U.S. Lags in Global Gender Gap Rankings

Yesterday, the World Economic Forum released the Global Gender Gap Report 2009 at the India Economic Summit. The United States is 31st. A quick glance at the rankings:


The 134 countries were evaluated on economic participation and opportunity, education attainment, health and survival, and political empowerment. 67% of the countries showed improved scores from 2008-2009, while 33% had deteriorated. The evaluation committee included Ricardo Hausmann, of Harvard University, Laura Tyson, a UC Berkeley professor and economic adviser to Presidents Clinton and Obama, and Saadia Zahidi, a heavy-hitter at the World Economic Forum.
The most demoralizing result of this evaluation is not just the overall rank of the United States, but rather, our sub-category rankings in Political Empowerment and Health and Survival. America ranks 17th in Economic empowerment and 1st in Educational Attainment, but 61st in Political Empowerment and 40th in Health and Survival, behind Cambodia, Mexico, the Philippines, Venezuela, and Yemen.

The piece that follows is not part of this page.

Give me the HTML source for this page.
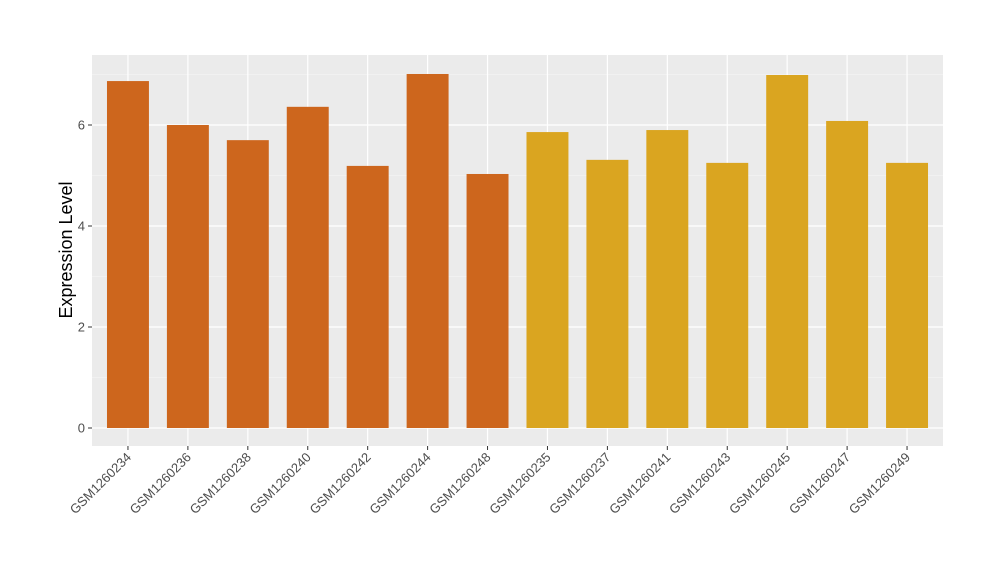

America is among the 33% of countries whose conditions for women deteriorated from 2008 to 2009. While disheartening, the ranking is also unsurprising, given the recession’s disproportionate impact on conditions of living for women.
The numeric determinants of political empowerment included the ratio of women with seats in parliamentary bodies to men, the ratio of women at a ministerial level to men, and the ratio of the number of years with a female head of state vs. a male head of state. It’s no wonder that the U.S. won 61st place; Bangladesh, Nicaruagua, Uganda, Angola, Malawi, China, and Pakistan all foster more women political leaders than the United States.
This evaluation could speak to the fallacy of Sarah Palin’s single-handed empowerment of all American women; it’s evident that the 2008 election might not have had such a revolutionary effect on the status of women in the U.S. As the Women’s Campaign Forum reminds us we still witness the harassment and silencing of women in Congress.